万引き犯の人を取り押さえるのを手伝った想い出
この間、街を歩いていたら、コンビニ店員の人(名札を見たら副店長って書いてありました)と万引き犯の人(五十歳前後のおじさんでした)が争っていました。
僕が「どうしたのですか」と訊ねたところ、コンビニ店員の人は「泥棒、泥棒!」と言ったので、僕は「そうか」と思い、万引き犯の人を取り押さえるのを手伝いました。辺りには人がたくさんいましたが、みんなチラ見するだけで何もしないので、駆けつけたのは僕が一番でした。なので、「俺はこいつらよりも上だ!」みたいな感じで優越感がすごかったです。
と、コンビニ店員の人と万引き犯の人が一緒に地面に倒れました。なので、僕は万引き犯の人の背中に乗って右腕を極めました。理想としては刑事ドラマ等でよく見る、腕をねじるやつをやりたかったのですが、ドラマのようには上手くいかないのでちょっとがっかりでした。でも、取り押さえるのには成功したので結果オーライです。
万引き犯の人には人生がかかっていますので、それはもうすごい力で抵抗していましたが、僕は頑張って押さえました。
楽しかったです。「俺が押さえつけることによって、こいつの人生は終わるんだ!」みたいな感じの愉悦感があり、心の底から歓喜と笑いが込み上げてきましたが、僕はなんとか笑わないように気をつけました。
もう無理だろう、という状況になっても万引き犯の人は往生際が悪く、「もう逃げない、もう逃げないから、とりあえず立たせてくれ!」みたいなことをすごい言ってました。
それに対してコンビニ店員の人は「そんなわけねえだろうが、ふざけんじゃねえぞ、こらぁ!」みたいに本気でキレてて、かっこよかったです。
そんな感じで、万引き犯の人やコンビニ店員の人はとてもすごい必死でしたが、僕は人生がかかっていないのでそこまで必死にはなれず、なんだかちょっと気まずかったです。
そうこうしているうちに、コンビニの別の店員の人(名札を見たら店長って書いてありました)が駆けつけてきて、「警察呼んだ、警察呼んだから」って言いました。この人はなんだか“仏”みたいな、すごいいい笑顔をしていたので、駆けつけてきたときの安心感が半端なかったです。僕は「ああ、このコンビニ今度行こう」と思いました。
やがて警察の人がきたので僕は何も言わずにそっと立ち去りました。ここだけの話ですが、僕はあまり良い人間ではなく、どちらかというと悪人寄りなので警察が嫌いなのです。
そうしたら、笑いながら写メを撮ったり、電話で友人とかに何かを報告している人とかがたくさんいて、とてもとても気持ち悪かったです。

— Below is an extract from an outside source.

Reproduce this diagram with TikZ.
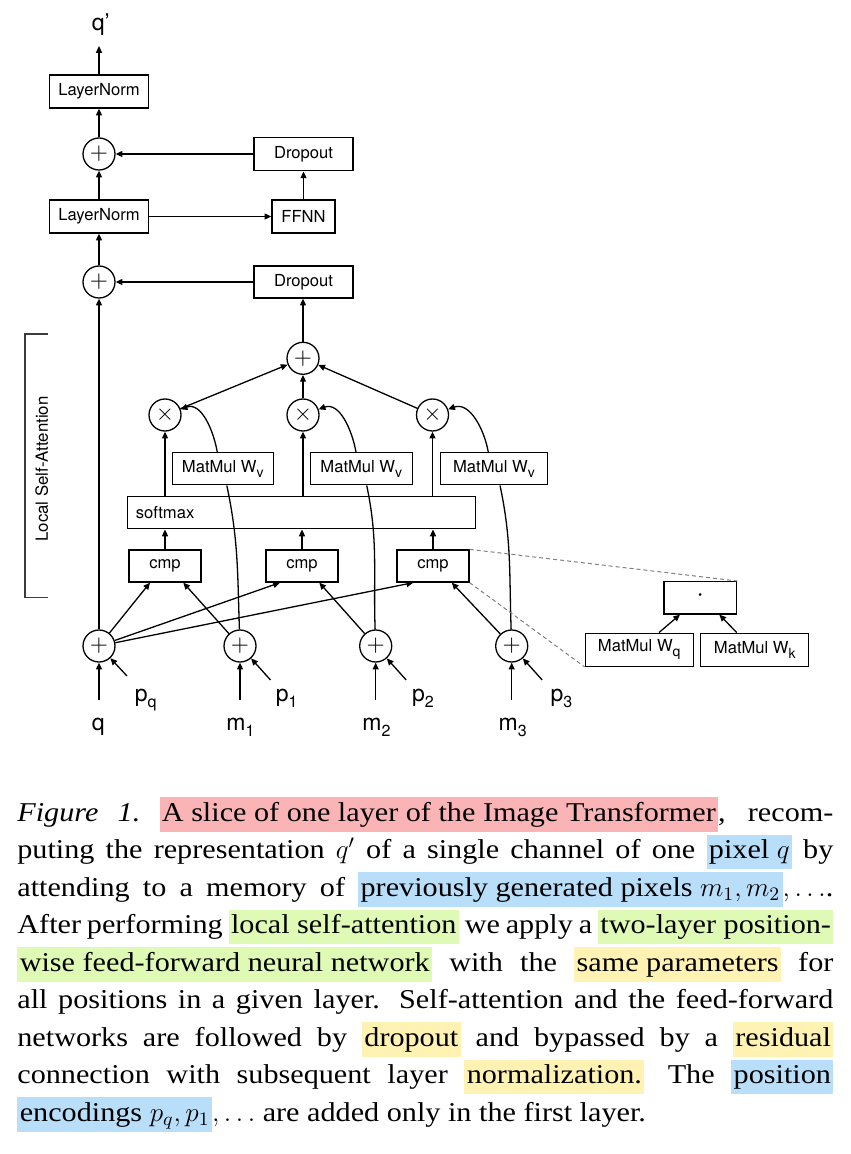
\RequirePackage{fix-cm}
\documentclass[tikz,border=0pt]{standalone}
\usepackage{fontspec}
\setsansfont{TeX Gyre Heros}
\newfontfamily\capfont[FakeStretch=1.11]{Liberation Serif}
\usetikzlibrary{arrows.meta,calc}
\definecolor{hlpink}{RGB}{250,180,182}
\definecolor{hlblue}{RGB}{185,222,250}
\definecolor{hlgreen}{RGB}{222,250,180}
\definecolor{hlyellow}{RGB}{255,242,178}
\definecolor{dashgray}{RGB}{128,128,128}
\definecolor{brgray}{RGB}{60,60,60}
\newcommand\hlt[2]{{\setlength{\fboxsep}{0pt}\colorbox{#1}{\rule[-5.3pt]{0pt}{17.2pt}\hspace{1.2pt}#2\hspace{1.2pt}}}}
\newcommand\capline[1]{\hbox to\hsize{#1}}
\newcommand\lsub[1]{\raisebox{-2.6pt}{\fontsize{7pt}{8pt}\selectfont #1}}
\newcommand\lsubb[1]{\raisebox{-3pt}{\fontsize{8pt}{9pt}\selectfont #1}}
\begin{document}
\begin{tikzpicture}[x=0.5pt,y=-0.5pt,
  box/.style={draw, line width=0.65pt, inner sep=0pt, font=\sffamily\fontsize{8.3pt}{10pt}\selectfont, minimum height=16pt},
  opnode/.style={circle, draw, line width=0.65pt, inner sep=0pt, minimum size=16pt, font=\fontsize{11.7pt}{12pt}\selectfont},
  arr/.style={line width=0.65pt, -{Triangle[length=3.4pt,width=3pt]}},
  ln/.style={line width=0.65pt},
  lbl/.style={font=\sffamily\fontsize{11.5pt}{12pt}\selectfont, inner sep=0pt},
  dsh/.style={draw=dashgray, line width=0.5pt, dash pattern=on 2pt off 1.5pt}]
\useasboundingbox (0,0) rectangle (850,1154);

% upper part
\node[box, minimum width=49.5pt, minimum height=16.5pt] (ln1) at (99,91.5) {LayerNorm};
\node[opnode] (add1) at (99,154) {$+$};
\node[box, minimum width=49.5pt, minimum height=16.8pt] (drop1) at (303.5,154) {Dropout};
\node[box, minimum width=49.5pt, minimum height=16.5pt] (ln2) at (99,216.5) {LayerNorm};
\node[box, minimum width=31.5pt, minimum height=16.5pt] (ffnn) at (303.5,216.5) {FFNN};
\node[opnode] (add2) at (99,282) {$+$};
\node[box, minimum width=49.5pt] (drop2) at (303.5,282) {Dropout};
\node[lbl, anchor=base west] (qout) at (91.5,30.7) {q’};
\coordinate (qtop) at (99,46);

% attention
\node[opnode] (sum) at (303,358.3) {$+$};
\node[opnode] (mul1) at (165,415) {$\times$};
\node[opnode] (mul2) at (303,415) {$\times$};
\node[opnode] (mul3) at (432.5,415) {$\times$};
\node[box, minimum width=50.5pt] (wv1) at (222.8,468.8) {MatMul W\lsub{v}};
\node[box, minimum width=51pt] (wv2) at (361.3,468.8) {MatMul W\lsub{v}};
\node[box, minimum width=53.5pt] (wv3) at (494,468.8) {MatMul W\lsub{v}};
\node[box, text width=166pt, inner xsep=4pt, align=left] (soft) at (301.8,512.8) {softmax};
\node[box, minimum width=36pt] (cmp1) at (165,566) {cmp};
\node[box, minimum width=36pt] (cmp2) at (302,566) {cmp};
\node[box, minimum width=36pt] (cmp3) at (433,566) {cmp};

% inputs
\node[opnode] (aq) at (99,646) {$+$};
\node[opnode] (a1) at (240,646) {$+$};
\node[opnode] (a2) at (375.7,646) {$+$};
\node[opnode] (a3) at (511.7,646) {$+$};
\node[lbl, anchor=base west] (lq) at (91.5,730) {q};
\node[lbl, anchor=base west] (lpq) at (134.5,701.7) {p\lsubb{q}};
\node[lbl, anchor=base west] (lm1) at (226,730) {m\lsubb{1}};
\node[lbl, anchor=base west] (lp1) at (275.5,701.7) {p\lsubb{1}};
\node[lbl, anchor=base west] (lm2) at (362,730) {m\lsubb{2}};
\node[lbl, anchor=base west] (lp2) at (411.8,701.7) {p\lsubb{2}};
\node[lbl, anchor=base west] (lm3) at (498.3,730) {m\lsubb{3}};
\node[lbl, anchor=base west] (lp3) at (550.2,701.7) {p\lsubb{3}};
\coordinate (qin) at (99,699.5);
\coordinate (m1in) at (240,699.5);
\coordinate (m2in) at (375.7,699.5);
\coordinate (m3in) at (511.7,699.5);
\coordinate (pqin) at ($(aq)+(28,30)$);
\coordinate (p1in) at ($(a1)+(30.5,34)$);
\coordinate (p2in) at ($(a2)+(30.5,34)$);
\coordinate (p3in) at ($(a3)+(30.5,34)$);

% detail
\node[box, minimum width=36.35pt, minimum height=16.15pt, font=\sffamily\fontsize{13pt}{13pt}\selectfont] (dot) at (700.3,597.8) {·};
\node[box, minimum width=54pt, minimum height=16.5pt] (wq) at (639.2,649.7) {MatMul W\lsub{q}};
\node[box, minimum width=54pt, minimum height=16.5pt] (wk) at (754.8,649.7) {MatMul W\lsub{k}};

% bracket
\draw[line width=0.65pt, draw=brgray] (47.7,334) -- (25,334) -- (25,597.3) -- (47.7,597.3);
\node[font=\sffamily\fontsize{8.4pt}{10pt}\selectfont, rotate=90, inner sep=0pt] (lsa) at (41.7,469) {Local Self-Attention};

% connectors upper
\draw[arr] (ln1) -- (qtop);
\draw[arr] (add1) -- (ln1);
\draw[arr] (ln2) -- (add1);
\draw[arr] (add2) -- (ln2);
\draw[arr] (aq) -- (add2);
\draw[arr] (drop1) -- (add1);
\draw[arr] (ln2) -- (ffnn);
\draw[arr] (ffnn) -- (drop1);
\draw[arr] (drop2) -- (add2);
\draw[arr] (sum) -- (sum |- drop2.south);

% attention connectors
\draw[arr] (mul1) -- (sum);
\draw[arr] (mul2) -- (sum);
\draw[arr] (mul3) -- (sum);
\draw[arr] (soft.north -| mul1) -- (mul1);
\draw[arr] (soft.north -| mul2) -- (mul2);
\draw[arr] (soft.north -| mul3) -- (mul3);
\draw[arr] (cmp1) -- (cmp1 |- soft.south);
\draw[arr] (cmp2) -- (cmp2 |- soft.south);
\draw[arr] (cmp3) -- (cmp3 |- soft.south);
\draw[arr] (aq) -- ($(cmp1.south)+(-15,0)$);
\draw[arr] (aq) -- ($(cmp2.south)+(-22,0)$);
\draw[arr] (aq) -- ($(cmp3.south)+(-19.7,0)$);
\draw[arr] (a1) -- ($(cmp1.south)+(18.3,0)$);
\draw[arr] (a2) -- ($(cmp2.south)+(17.3,0)$);
\draw[arr] (a3) -- ($(cmp3.south)+(18.7,0)$);
\draw[ln] (a1) to[out=92,in=-78] ($(wv1.south)+(4,0)$);
\draw[ln] (a2) to[out=92,in=-78] ($(wv2.south)+(5.4,0)$);
\draw[ln] (a3) to[out=92,in=-78] ($(wv3.south)+(6,0)$);
\draw[arr] ($(wv1.north)+(-5.5,0)$) to[out=100,in=20] (mul1);
\draw[arr] ($(wv2.north)+(-5.3,0)$) to[out=100,in=20] (mul2);
\draw[arr] ($(wv3.north)+(-5.7,0)$) to[out=100,in=20] (mul3);

% inputs connectors
\draw[arr] (qin) -- (aq);
\draw[arr] (m1in) -- (a1);
\draw[arr] (m2in) -- (a2);
\draw[arr] (m3in) -- (a3);
\draw[arr] (pqin) -- (aq);
\draw[arr] (p1in) -- (a1);
\draw[arr] (p2in) -- (a2);
\draw[arr] (p3in) -- (a3);

% detail connectors
\draw[dsh] (cmp3.north east) -- (dot.north east);
\draw[dsh] (cmp3.south east) -- (wq.south west);
\draw[arr] ($(wq.north)+(19.8,0)$) -- ($(dot.south)+(-20.3,0)$);
\draw[arr] ($(wk.north)+(-18.1,0)$) -- ($(dot.south)+(19,0)$);

% caption
\node[anchor=base west, inner sep=0pt] (caption) at (17,821) {\parbox[t]{408pt}{\capfont\fontsize{13.6pt}{18.75pt}\selectfont
\spaceskip=\fontdimen2\font plus 2\fontdimen3\font minus 0.5\fontdimen2\font
\capline{\textit{Figure 1.}\ \hlt{hlpink}{A slice of one layer of the Image Transformer}, recom-}
\capline{puting the representation $q'$ of a single channel of one \hlt{hlblue}{pixel $q$} by}
\capline{attending to a memory of \hlt{hlblue}{previously generated pixels $m_1, m_2$}$, \ldots$.}
\capline{After performing \hlt{hlgreen}{local self-attention} we apply a \hlt{hlgreen}{two-layer position-}}
\capline{\hlt{hlgreen}{wise feed-forward neural network} with the \hlt{hlyellow}{same parameters} for}
\capline{all positions in a given layer. Self-attention and the feed-forward}
\capline{networks are followed by \hlt{hlyellow}{dropout} and bypassed by a \hlt{hlyellow}{residual}}
\capline{connection with subsequent layer \hlt{hlyellow}{normalization.}\hspace{0.25em} The \hlt{hlblue}{position}}
\hbox{\hlt{hlblue}{encodings $p_q, p_1$}$, \ldots$ are added only in the first layer.}
}};
\end{tikzpicture}
\end{document}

気持ち悪すぎて胃が痛くなりました。
すごいですよ、ああいう状況に置かれたときの人間って。すごいチラ見するんですよ。何回も何回も。それでいて何故かガン見はしないんです。「お前は鳥ですか?」っていうくらいチラ見するんです。「ヘビメタですか?」っていうくらいの勢いで首を振るんです。すごい気持ち悪い動きですよあれは。そのまま首が抜けて死ねばいいのに。死んでください。
ああいう状況のときに何もできない人間というのは、ある意味、“お役立ち度”が僕以下っていうことですよ。それで、僕はクズなんですよ。まごうかたなきクズです。最底辺です。
だから、クズ以下とかそんなん生きてる価値ねえから!!! お前ら全員死ね、バーカ!!!!